Grace's Guide To British Industrial History

Registered UK Charity (No. 115342)

Grace's Guide is the leading source of historical information on industry and manufacturing in Britain. This web publication contains 162,253 pages of information and 244,496 images on early companies, their products and the people who designed and built them.

Grace's Guide is the leading source of historical information on industry and manufacturing in Britain. This web publication contains 147,919 pages of information and 233,587 images on early companies, their products and the people who designed and built them.

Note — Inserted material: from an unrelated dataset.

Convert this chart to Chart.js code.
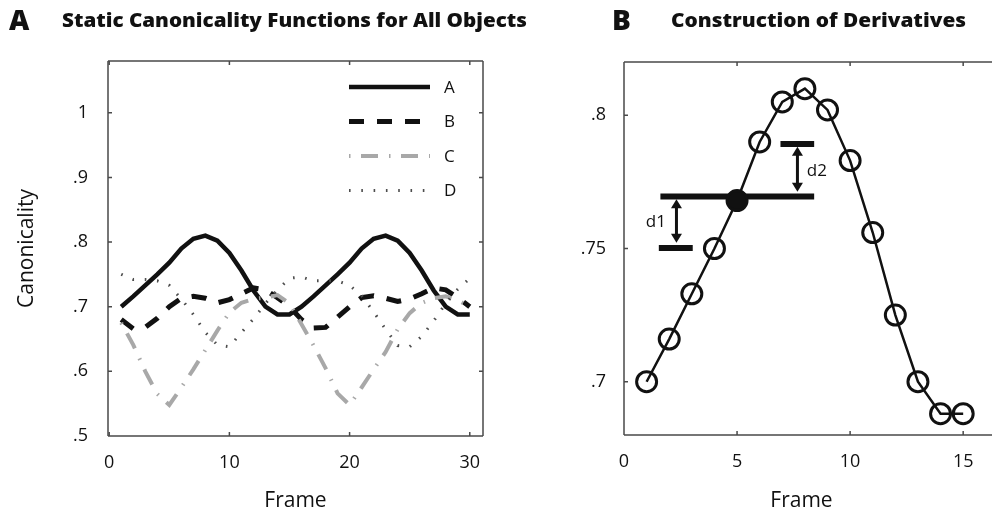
<!DOCTYPE html>
<html>
<head>
<meta charset="utf-8">
<script src="https://cdn.jsdelivr.net/npm/chart.js@4.4.1/dist/chart.umd.min.js"></script>
<style>
html,body{margin:0;padding:0;background:#fff;}
#wrap{position:relative;width:992px;height:517px;overflow:hidden;background:#fff;font-family:"Open Sans",sans-serif;color:#111;}
.t{position:absolute;font-weight:800;white-space:nowrap;line-height:1;transform-origin:0 0;}
canvas{position:absolute;top:0;}
</style>
</head>
<body>
<div id="wrap">
  <canvas id="chartA" width="500" height="517" style="left:0"></canvas>
  <canvas id="chartB" width="492" height="517" style="left:500px"></canvas>
  <div class="t" id="letA" style="left:9px;top:5px;font-size:28px;">A</div>
  <div class="t" id="titA" data-w="465" style="left:62px;top:10px;font-size:20px;">Static Canonicality Functions for All Objects</div>
  <div class="t" id="letB" style="left:612px;top:5px;font-size:28px;">B</div>
  <div class="t" id="titB" data-w="295" style="left:671px;top:10px;font-size:20px;">Construction of Derivatives</div>
</div>
<script>
// ---------------- data: panel A ----------------
const framesA = [1,2,3,4,5,6,7,8,9,10,11,12,13,14,15,16,17,18,19,20,21,22,23,24,25,26,27,28,29,30];
const seriesNames = ['A','B','C','D'];
const valuesA = [0.700,0.716,0.733,0.750,0.768,0.790,0.805,0.810,0.802,0.783,0.756,0.725,0.700,0.688,0.688,
                 0.700,0.716,0.733,0.750,0.768,0.790,0.805,0.810,0.802,0.783,0.756,0.725,0.700,0.688,0.688];
const valuesB = [0.680,0.666,0.668,0.682,0.700,0.713,0.716,0.713,0.706,0.711,0.720,0.729,0.726,0.714,0.700,
                 0.680,0.667,0.668,0.684,0.700,0.714,0.717,0.713,0.708,0.712,0.720,0.729,0.726,0.714,0.700];
const valuesC = [0.675,0.641,0.600,0.565,0.548,0.575,0.603,0.633,0.663,0.691,0.706,0.712,0.714,0.718,0.705,
                 0.673,0.640,0.605,0.566,0.548,0.575,0.603,0.630,0.665,0.690,0.706,0.713,0.716,0.710,0.700];
const valuesD = [0.750,0.742,0.742,0.740,0.733,0.712,0.688,0.660,0.641,0.638,0.660,0.681,0.705,0.726,0.744,
                 0.746,0.740,0.740,0.740,0.733,0.717,0.692,0.665,0.640,0.638,0.654,0.678,0.705,0.727,0.744];
const xTicksA = [0,10,20,30];
const xTickLabelsA = ['0','10','20','30'];
const yTicksA = [0.5,0.6,0.7,0.8,0.9,1.0];
const yTickLabelsA = ['.5','.6','.7','.8','.9','1'];

// ---------------- data: panel B ----------------
const framesB = [1,2,3,4,5,6,7,8,9,10,11,12,13,14,15];
const valuesBPanel = [0.700,0.716,0.733,0.750,0.768,0.790,0.805,0.810,0.802,0.783,0.756,0.725,0.700,0.688,0.688];
const highlightFrame = 5;
const barCenterX = [1.61, 8.41];  const barCenterY = 0.7695;
const barLowX = [1.54, 3.04];     const barLowY = 0.7502;
const barHighX = [6.92, 8.41];    const barHighY = 0.7892;
const arrowD1X = 2.32; const arrowD1Y = [0.7685, 0.7522];
const arrowD2X = 7.67; const arrowD2Y = [0.7882, 0.7713];
const labelNames = ['d1','d2'];
const labelX = [1.41, 8.53];
const labelY = [0.7598, 0.7789];
const xTicksB = [0,5,10,15];
const xTickLabelsB = ['0','5','10','15'];
const yTicksB = [0.7,0.75,0.8];
const yTickLabelsB = ['.7','.75','.8'];

// ---------------- helpers ----------------
const FONT = '"Open Sans", sans-serif';
const AXIS = '#4a4a4a';
function pts(xs, ys){ return xs.map((x,i)=>({x:x, y:ys[i]})); }
function flat(xs, y){ return xs.map(x=>({x:x, y:y})); }
function fixTicks(vals){ return function(s){ s.ticks = vals.map(v=>({value:v})); }; }
function labelFor(vals, labels){ return function(v){ const i = vals.findIndex(t=>Math.abs(t-v)<1e-9); return i>=0?labels[i]:''; }; }

function boxPlugin(opts){
  return {
    id:'box'+opts.name,
    afterDatasetsDraw(chart){
      const {ctx, chartArea:a, scales:{x, y}} = chart;
      ctx.save();
      ctx.strokeStyle = AXIS; ctx.lineWidth = 1.5; ctx.lineCap='butt';
      ctx.beginPath();
      ctx.moveTo(a.left, a.top); ctx.lineTo(opts.rightOpen ? chart.width : a.right, a.top);
      ctx.moveTo(a.left, a.bottom); ctx.lineTo(opts.rightOpen ? chart.width : a.right, a.bottom);
      ctx.moveTo(a.left, a.top); ctx.lineTo(a.left, a.bottom);
      if(!opts.rightOpen){ ctx.moveTo(a.right, a.top); ctx.lineTo(a.right, a.bottom); }
      ctx.stroke();
      const tl = 4;
      ctx.beginPath();
      opts.xt.forEach(v=>{ const px = x.getPixelForValue(v); if(px<=a.left+1) return;
        ctx.moveTo(px, a.bottom); ctx.lineTo(px, a.bottom-tl);
        ctx.moveTo(px, a.top); ctx.lineTo(px, a.top+tl); });
      opts.yt.forEach(v=>{ const py = y.getPixelForValue(v); if(py>=a.bottom-1) return;
        ctx.moveTo(a.left, py); ctx.lineTo(a.left+tl, py);
        if(!opts.rightOpen){ ctx.moveTo(a.right, py); ctx.lineTo(a.right-tl, py); } });
      ctx.stroke();
      ctx.restore();
    }
  };
}

// ---------------- chart A ----------------
const styleA = [
  {color:'#111111', width:4.5, dash:[]},
  {color:'#111111', width:5,   dash:[15,13]},
  {color:'#a8a8a8', width:4,   dash:[1.5,10.5,17,11]},
  {color:'#4d4d4d', width:3,   dash:[1.6,10.7]}
];
const seriesValues = [valuesA, valuesB, valuesC, valuesD];

const legendPlugin = {
  id:'lineLegend',
  afterDraw(chart){
    const {ctx, chartArea:a} = chart;
    ctx.save();
    chart.data.datasets.forEach((ds,i)=>{
      const y = a.top + 26 + i*34.5;
      const x1 = a.right - 134, x2 = a.right - 53;
      ctx.strokeStyle = ds.borderColor; ctx.lineWidth = ds.borderWidth;
      ctx.setLineDash(ds.borderDash || []);
      ctx.beginPath(); ctx.moveTo(x1,y); ctx.lineTo(x2,y); ctx.stroke();
      ctx.setLineDash([]);
      ctx.fillStyle = '#111'; ctx.font = '17px ' + FONT;
      ctx.textAlign='left'; ctx.textBaseline='middle';
      ctx.fillText(ds.label, a.right - 39, y + 1);
    });
    ctx.restore();
  }
};

new Chart(document.getElementById('chartA'), {
  type:'line',
  data:{
    datasets: seriesNames.map((n,i)=>({
      label:n, data: pts(framesA, seriesValues[i]),
      borderColor: styleA[i].color, borderWidth: styleA[i].width, borderDash: styleA[i].dash,
      pointRadius:0, fill:false, tension:0, order: 4-i
    }))
  },
  options:{
    responsive:false, animation:false, devicePixelRatio:1,
    layout:{padding:{top:61, right:17, left:0, bottom:0}},
    plugins:{legend:{display:false}, tooltip:{enabled:false}},
    scales:{
      x:{type:'linear', min:-0.1, max:31.1,
         afterBuildTicks: fixTicks(xTicksA),
         afterFit: s=>{ s.height = 81; },
         grid:{display:false, drawTicks:false}, border:{display:false},
         ticks:{autoSkip:false, maxRotation:0, padding:16, color:'#111', font:{family:FONT, size:18},
                callback: labelFor(xTicksA, xTickLabelsA)},
         title:{display:true, text:'Frame', color:'#111', font:{family:FONT, size:21}, padding:{top:0, bottom:3}}},
      y:{type:'linear', min:0.5, max:1.08,
         afterBuildTicks: fixTicks(yTicksA),
         afterFit: s=>{ s.width = 108; },
         grid:{display:false, drawTicks:false}, border:{display:false},
         ticks:{autoSkip:false, padding:20, color:'#111', font:{family:FONT, size:18},
                callback: labelFor(yTicksA, yTickLabelsA)},
         title:{display:true, text:'Canonicality', color:'#111', font:{family:FONT, size:21}, padding:{top:14, bottom:0}}}
    }
  },
  plugins:[boxPlugin({name:'A', xt:xTicksA, yt:yTicksA, rightOpen:false}), legendPlugin]
});

// ---------------- chart B ----------------
const arrowPlugin = {
  id:'arrows',
  afterDatasetsDraw(chart){
    const {ctx, scales:{x, y}} = chart;
    ctx.save();
    ctx.strokeStyle = '#111'; ctx.fillStyle = '#111'; ctx.lineWidth = 3;
    [[arrowD1X, arrowD1Y],[arrowD2X, arrowD2Y]].forEach(([ax, ay])=>{
      const px = x.getPixelForValue(ax);
      const p1 = y.getPixelForValue(ay[0]), p2 = y.getPixelForValue(ay[1]);
      const hl = 9, hw = 5.5;
      ctx.beginPath(); ctx.moveTo(px, p1 + hl - 1); ctx.lineTo(px, p2 - hl + 1); ctx.stroke();
      ctx.beginPath(); ctx.moveTo(px, p1); ctx.lineTo(px-hw, p1+hl); ctx.lineTo(px+hw, p1+hl); ctx.closePath(); ctx.fill();
      ctx.beginPath(); ctx.moveTo(px, p2); ctx.lineTo(px-hw, p2-hl); ctx.lineTo(px+hw, p2-hl); ctx.closePath(); ctx.fill();
    });
    ctx.font = '17px ' + FONT; ctx.textAlign='center'; ctx.textBaseline='middle';
    labelNames.forEach((t,i)=>{ ctx.fillText(t, x.getPixelForValue(labelX[i]), y.getPixelForValue(labelY[i])); });
    ctx.restore();
  }
};

const barStyle = {borderColor:'#111', borderWidth:6, pointRadius:0, fill:false, showLine:true, tension:0, borderCapStyle:'butt'};
new Chart(document.getElementById('chartB'), {
  type:'line',
  data:{
    datasets:[
      Object.assign({label:'bar', data: flat(barCenterX, barCenterY), order:5}, barStyle),
      Object.assign({label:'barLow', data: flat(barLowX, barLowY), order:5}, barStyle),
      Object.assign({label:'barHigh', data: flat(barHighX, barHighY), order:5}, barStyle),
      {label:'canonicality', data: pts(framesB, valuesBPanel), order:2,
       borderColor:'#111', borderWidth:2.5, tension:0, fill:false,
       pointRadius:10, pointBorderWidth:3, pointBorderColor:'#111',
       pointBackgroundColor: ctx => (ctx.raw && ctx.raw.x === highlightFrame) ? '#111' : 'rgba(0,0,0,0)',
       pointHoverRadius:10}
    ]
  },
  options:{
    responsive:false, animation:false, devicePixelRatio:1,
    layout:{padding:{top:62, right:1, left:0, bottom:0}},
    plugins:{legend:{display:false}, tooltip:{enabled:false}},
    scales:{
      x:{type:'linear', min:0, max:15.7,
         afterBuildTicks: fixTicks(xTicksB),
         afterFit: s=>{ s.height = 82; },
         grid:{display:false, drawTicks:false}, border:{display:false},
         ticks:{autoSkip:false, maxRotation:0, padding:16, color:'#111', font:{family:FONT, size:18},
                callback: labelFor(xTicksB, xTickLabelsB)},
         title:{display:true, text:'Frame', color:'#111', font:{family:FONT, size:21}, padding:{top:0, bottom:3}}},
      y:{type:'linear', min:0.68, max:0.82,
         afterBuildTicks: fixTicks(yTicksB),
         afterFit: s=>{ s.width = 124; },
         grid:{display:false, drawTicks:false}, border:{display:false},
         ticks:{autoSkip:false, padding:18, color:'#111', font:{family:FONT, size:18},
                callback: labelFor(yTicksB, yTickLabelsB)}}
    }
  },
  plugins:[boxPlugin({name:'B', xt:xTicksB, yt:yTicksB, rightOpen:true}), arrowPlugin]
});

// fit title widths
document.querySelectorAll('.t[data-w]').forEach(el=>{
  const w = el.getBoundingClientRect().width;
  const target = parseFloat(el.dataset.w);
  if(w>0) el.style.transform = 'scaleX(' + (target / w) + ')';
});
</script>
</body>
</html>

John Macintosh Mackay Munro

From Graces Guide
(Redirected from John M. M. Munro)

John Macintosh Mackay Munro (c1853-1825) of Anderson and Munro


1922 M.I.E.E., Assoc.M.Inst.C.E., F.R.S.E., Consulting Engineer (Electricity Generation and Distribution,. Water Power Development, and Electric Lighting), I I, Randolph Place, Edinburgh. T. A.: "Light, Edinburgh." T. N.: Central (Edinburgh) 356. b. 1853; s. of Donald Munro; m. 1876. Ed. Glasgow University, Western Institution, Andersonian College. Served seven years' apprenticeship to mechanical engineering and pattern-making. Three years accounting and drawing office. Partner and Technical Manager to Anderson and Munro, electrical engineers, 1878-1909; was Managing Director of Holland House Electric Manufacturing Co., Ltd. Consulting Engineer to Kelvinside Electricity Supply Co., G. and S.W. Railway Co.; Clyde Trust (for harbour lighting), Norwegian Water Power Syndicate, and for power stations for burghs, county councils, and other authorities, and for the lighting of 26 mansion houses, factories and public buildings, also for the Carstairs Electric Railway, 1888, Glasgow fire alarm system, and numerous other undertakings chiefly for power, lighting and fuel economy. Was patentee of many electric appliances which are now in common use. Monthly articles in the technical press. War Services.—Joined Royal Air Force and was Officer in charge A.I.D., Isle of Wight and Portsmouth Groups, 1917-19.



1926 Obituary [1]

JOHN MACINTOSH MACKAY MUNRO died at the age of 72 on the 29th December, 1925, at Edinburgh.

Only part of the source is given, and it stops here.